The 2nd kernel is quite big. I guess if I can somehow manage to reduce lmem usage in this case, then I would be able to do it for the other one also.

Thanks a lot for all your efforts.

I comment device function “calc_dist2_1” and define following quantities

typedef float REAL_T;

#define Natom 15

#define Ncomplex 20 

#define dist2_hcp1 1.7 

#define dist2_hcp3 1.5

#define dist2_hcp2 1.6

#define Nstrand 20

#define Nres 15

then resource usage is

lmem = 0

smem = 144

reg  = 15

bar  = 1

const {

		segname = const

		segnum  = 1

		offset  = 0

		bytes   = 36

}

I cannot define macros for the values like you have done because it depends on the input structure and a separate part of the program calculates these values.

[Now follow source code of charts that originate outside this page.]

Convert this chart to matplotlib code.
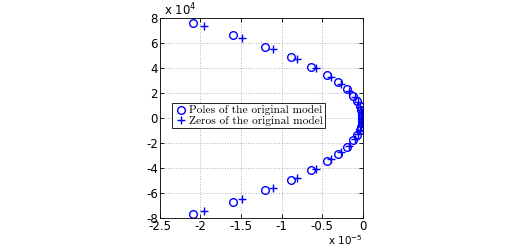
import matplotlib.pyplot as plt
import numpy as np
from matplotlib.ticker import FuncFormatter

# poles / zeros (upper half, conjugates mirrored below)
pole_re = np.array([-2.09, -1.60, -1.21, -0.887, -0.64, -0.44, -0.30, -0.20, -0.12, -0.07,
                    -0.04, -0.025, -0.015, -0.008, -0.005]) * 1e-5
pole_im = np.array([7.64, 6.69, 5.73, 4.94, 4.14, 3.42, 2.87, 2.31, 1.75, 1.35,
                    0.96, 0.68, 0.42, 0.22, 0.06]) * 1e4
zero_re = np.array([-1.96, -1.49, -1.11, -0.81, -0.58, -0.39, -0.27, -0.17, -0.10, -0.06,
                    -0.035, -0.02, -0.012, -0.007, -0.004]) * 1e-5
zero_im = np.array([7.40, 6.45, 5.57, 4.78, 4.06, 3.26, 2.70, 2.20, 1.68, 1.30,
                    0.92, 0.64, 0.40, 0.20, 0.05]) * 1e4

plt.rcParams.update({'font.size': 8.5, 'font.family': 'DejaVu Sans',
                     'xtick.direction': 'in', 'ytick.direction': 'in',
                     'xtick.top': True, 'ytick.right': True})

fig = plt.figure(figsize=(5.06, 2.48), dpi=100)
ax = fig.add_axes([0.316, 0.121, 0.401, 0.805])

ax.plot(np.r_[pole_re, pole_re], np.r_[pole_im, -pole_im], 'o', mfc='none', mec='b',
        ms=5.5, mew=1.0, label='Poles of the original model')
ax.plot(np.r_[zero_re, zero_re], np.r_[zero_im, -zero_im], '+', color='b',
        ms=6, mew=1.0, label='Zeros of the original model')

ax.set_xlim(-2.5e-5, 0)
ax.set_ylim(-8e4, 8e4)
ax.set_xticks(np.arange(-2.5, 0.01, 0.5) * 1e-5)
ax.set_yticks(np.arange(-8, 8.1, 2) * 1e4)
ax.xaxis.set_major_formatter(FuncFormatter(lambda v, p: f'{v*1e5:g}'))
ax.yaxis.set_major_formatter(FuncFormatter(lambda v, p: f'{v/1e4:g}'))
ax.grid(True, ls=':', color='#b0b0b0', lw=0.7)
ax.tick_params(length=3, width=0.6, pad=1.5)
for s in ax.spines.values():
    s.set_linewidth(0.6)

ax.text(0.02, 1.0, r'x 10$^4$', transform=ax.transAxes, ha='left', va='bottom', fontsize=8.5)
ax.text(1.0, -0.075, r'x 10$^{-5}$', transform=ax.transAxes, ha='right', va='top', fontsize=7.5)

leg = ax.legend(loc='upper left', bbox_to_anchor=(0.06, 0.575), borderaxespad=0,
                fancybox=False, edgecolor='k', framealpha=1,
                prop={'family': 'cmr10', 'size': 8.2}, handletextpad=0.2,
                handlelength=1.1, borderpad=0.2, labelspacing=0.05)
leg.get_frame().set_linewidth(0.6)

plt.savefig('out.png', dpi=100)
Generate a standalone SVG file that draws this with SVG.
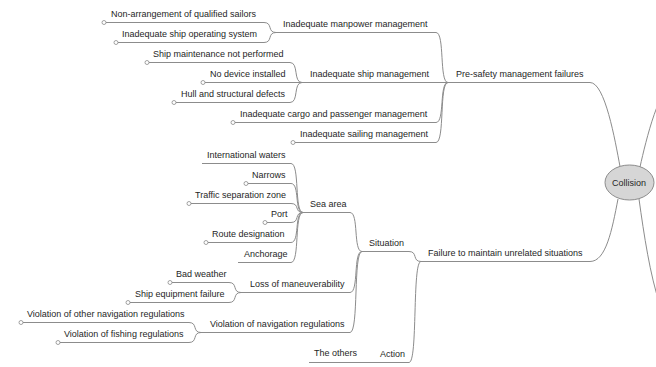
<svg xmlns="http://www.w3.org/2000/svg" width="656" height="367" viewBox="0 0 656 367">
  <style>
    text { font-family: "Liberation Sans", Arial, sans-serif; font-size: 9px; fill: #262626; }
    .ul { stroke: #8c8c8c; stroke-width: 1; fill: none; }
    .cn { stroke: #8c8c8c; stroke-width: 1; fill: none; }
    .dot { stroke: #8c8c8c; stroke-width: 0.8; fill: #ffffff; }
    .root { fill: #d6d6d6; stroke: #8c8c8c; stroke-width: 1; }
  </style>
  <rect width="656" height="367" fill="#ffffff"/>

  <!-- connectors between nodes -->
  <g id="connectors">
    <path class="cn" d="M590,82.5 C605,82.5 615,140 620,166.5"/>
    <path class="cn" d="M590,261.5 C606,261.5 612,230 618,199"/>
    <path class="cn" d="M640,167 C646,140 660,82 676,82"/>
    <path class="cn" d="M639,199 C644,235 650,275 660,305"/>

    <path class="cn" d="M436,32.5 C445,32.5 439,82.5 448,82.5"/>
    <path class="cn" d="M436,82.5 H448"/>
    <path class="cn" d="M436,122.5 C445,122.5 439,82.5 448,82.5"/>
    <path class="cn" d="M436,142.5 C445,142.5 439,82.5 448,82.5"/>

    <path class="cn" d="M264,22.5 C273,22.5 267,32.5 276,32.5"/>
    <path class="cn" d="M264,42.5 C273,42.5 267,32.5 276,32.5"/>

    <path class="cn" d="M290,62.5 C299,62.5 293,82.5 302,82.5"/>
    <path class="cn" d="M290,82.5 H302"/>
    <path class="cn" d="M290,102.5 C299,102.5 293,82.5 302,82.5"/>

    <path class="cn" d="M409,251.5 C418,251.5 412,261.5 421,261.5"/>
    <path class="cn" d="M409,362.5 C418,362.5 412,261.5 421,261.5"/>

    <path class="cn" d="M350,212.5 C359,212.5 353,251.5 362,251.5"/>
    <path class="cn" d="M350,292.5 C359,292.5 353,251.5 362,251.5"/>
    <path class="cn" d="M350,332.5 C359,332.5 353,251.5 362,251.5"/>

    <path class="cn" d="M291,163.5 C300,163.5 294,212.5 303,212.5"/>
    <path class="cn" d="M291,183.5 C300,183.5 294,212.5 303,212.5"/>
    <path class="cn" d="M291,203.5 C300,203.5 294,212.5 303,212.5"/>
    <path class="cn" d="M291,222.5 C300,222.5 294,212.5 303,212.5"/>
    <path class="cn" d="M291,242.5 C300,242.5 294,212.5 303,212.5"/>
    <path class="cn" d="M291,262.5 C300,262.5 294,212.5 303,212.5"/>

    <path class="cn" d="M229,282.5 C238,282.5 232,292.5 241,292.5"/>
    <path class="cn" d="M229,302.5 C238,302.5 232,292.5 241,292.5"/>

    <path class="cn" d="M189,322.5 C198,322.5 192,332.5 201,332.5"/>
    <path class="cn" d="M189,342.5 C198,342.5 192,332.5 201,332.5"/>

    <path class="cn" d="M366,362.5 H378"/>
  </g>

  <!-- central topic -->
  <g id="collision">
    <ellipse class="root" cx="629.5" cy="182.5" rx="24.5" ry="17.5"/>
    <text x="629" y="186" text-anchor="middle">Collision</text>
  </g>

  <!-- main branches -->
  <g id="pre-safety">
    <path class="ul" d="M448,82.5 H590"/>
    <text x="456" y="76.5">Pre-safety management failures</text>
  </g>
  <g id="failure-unrelated">
    <path class="ul" d="M421,261.5 H590"/>
    <text x="428" y="255.5">Failure to maintain unrelated situations</text>
  </g>

  <!-- pre-safety sub-branches -->
  <g id="manpower">
    <path class="ul" d="M276,32.5 H436"/>
    <text x="283" y="26.5">Inadequate manpower management</text>
  </g>
  <g id="ship-management">
    <path class="ul" d="M302,82.5 H436"/>
    <text x="310" y="76.5">Inadequate ship management</text>
  </g>
  <g id="cargo">
    <path class="ul" d="M233,122.5 H436"/>
    <circle class="dot" cx="233" cy="122.5" r="2"/>
    <text x="240" y="116.5">Inadequate cargo and passenger management</text>
  </g>
  <g id="sailing">
    <path class="ul" d="M293,142.5 H436"/>
    <circle class="dot" cx="293" cy="142.5" r="2"/>
    <text x="300" y="136.5">Inadequate sailing management</text>
  </g>

  <g id="non-arrangement">
    <path class="ul" d="M104,22.5 H264"/>
    <circle class="dot" cx="104" cy="22.5" r="2"/>
    <text x="111" y="16.5">Non-arrangement of qualified sailors</text>
  </g>
  <g id="operating-system">
    <path class="ul" d="M116,42.5 H264"/>
    <circle class="dot" cx="116" cy="42.5" r="2"/>
    <text x="122" y="36.5">Inadequate ship operating system</text>
  </g>

  <g id="maintenance">
    <path class="ul" d="M147,62.5 H290"/>
    <circle class="dot" cx="147" cy="62.5" r="2"/>
    <text x="153" y="56.5">Ship maintenance not performed</text>
  </g>
  <g id="no-device">
    <path class="ul" d="M203,82.5 H290"/>
    <circle class="dot" cx="203" cy="82.5" r="2"/>
    <text x="210" y="76.5">No device installed</text>
  </g>
  <g id="hull">
    <path class="ul" d="M174,102.5 H290"/>
    <circle class="dot" cx="174" cy="102.5" r="2"/>
    <text x="181" y="96.5">Hull and structural defects</text>
  </g>

  <!-- unrelated situations sub-branches -->
  <g id="situation">
    <path class="ul" d="M362,251.5 H409"/>
    <text x="369" y="245.5">Situation</text>
  </g>
  <g id="action">
    <path class="ul" d="M378,362.5 H409"/>
    <text x="380" y="356.5">Action</text>
  </g>
  <g id="the-others">
    <path class="ul" d="M309,362.5 H366"/>
    <text x="314" y="356">The others</text>
  </g>

  <g id="sea-area">
    <path class="ul" d="M303,212.5 H350"/>
    <text x="310" y="206.5">Sea area</text>
  </g>
  <g id="loss-maneuverability">
    <path class="ul" d="M241,292.5 H350"/>
    <text x="250" y="286.5">Loss of maneuverability</text>
  </g>
  <g id="violation-navigation">
    <path class="ul" d="M201,332.5 H350"/>
    <text x="210" y="326.5">Violation of navigation regulations</text>
  </g>

  <g id="international-waters">
    <path class="ul" d="M202,163.5 H291"/>
    <text x="207" y="157.5">International waters</text>
  </g>
  <g id="narrows">
    <path class="ul" d="M246,183.5 H291"/>
    <circle class="dot" cx="246" cy="183.5" r="2"/>
    <text x="252" y="177.5">Narrows</text>
  </g>
  <g id="traffic-separation">
    <path class="ul" d="M189,203.5 H291"/>
    <circle class="dot" cx="189" cy="203.5" r="2"/>
    <text x="195" y="197.5">Traffic separation zone</text>
  </g>
  <g id="port">
    <path class="ul" d="M265,222.5 H291"/>
    <circle class="dot" cx="265" cy="222.5" r="2"/>
    <text x="271" y="216.5">Port</text>
  </g>
  <g id="route-designation">
    <path class="ul" d="M206,242.5 H291"/>
    <circle class="dot" cx="206" cy="242.5" r="2"/>
    <text x="212" y="236.5">Route designation</text>
  </g>
  <g id="anchorage">
    <path class="ul" d="M238,262.5 H291"/>
    <text x="244" y="256.5">Anchorage</text>
  </g>

  <g id="bad-weather">
    <path class="ul" d="M170,282.5 H229"/>
    <circle class="dot" cx="170" cy="282.5" r="2"/>
    <text x="176" y="276.5">Bad weather</text>
  </g>
  <g id="equipment-failure">
    <path class="ul" d="M128,302.5 H229"/>
    <circle class="dot" cx="128" cy="302.5" r="2"/>
    <text x="135" y="296.5">Ship equipment failure</text>
  </g>

  <g id="other-navigation">
    <path class="ul" d="M21,322.5 H189"/>
    <circle class="dot" cx="21" cy="322.5" r="2"/>
    <text x="27" y="316.5">Violation of other navigation regulations</text>
  </g>
  <g id="fishing">
    <path class="ul" d="M58,342.5 H189"/>
    <circle class="dot" cx="58" cy="342.5" r="2"/>
    <text x="64" y="336.5">Violation of fishing regulations</text>
  </g>
</svg>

And it does not answer my question of what is actually getting stored in the local memory? If I could know that then possibly I could try to reduce its usage.

yes, you can pass these values from function parameters, and these values should not affect usage of local memory.

however in your code, no device function “calc_dist2_1” and above values are given,

that’s why I comment “calc_dist2_1” and define macro for above values.

Could you show content of “calc_dist2_1”? I think it is the key to this problem.

Here is calc_dist2_1()

__device__ REAL_T calc_dist2_1(REAL_T xi, REAL_T yi, REAL_T zi, REAL_T xj, REAL_T yj, REAL_T zj)

{

	REAL_T dist2, xij, yij, zij;

	xij = xi - xj;

	yij = yi - yj;

	zij = zi - zj;

	dist2 = xij * xij + yij * yij + zij * zij;

	return(dist2);

}

I tried removing this function and it actually increased my local memory usage.

Can anyone please tell me what can be the possible reasons for the use of local memory.

Found the problem. I was using some debugging flags with nvcc and they were the roots of all evil.

Thanks a lot guys. Really appreciate it.

Can you post the name of the flags please? so that we would be more carefull… Thanks!

It were the standard flags -g and -G.

This behavior is new to me… id be interested if anyone has any more information on this.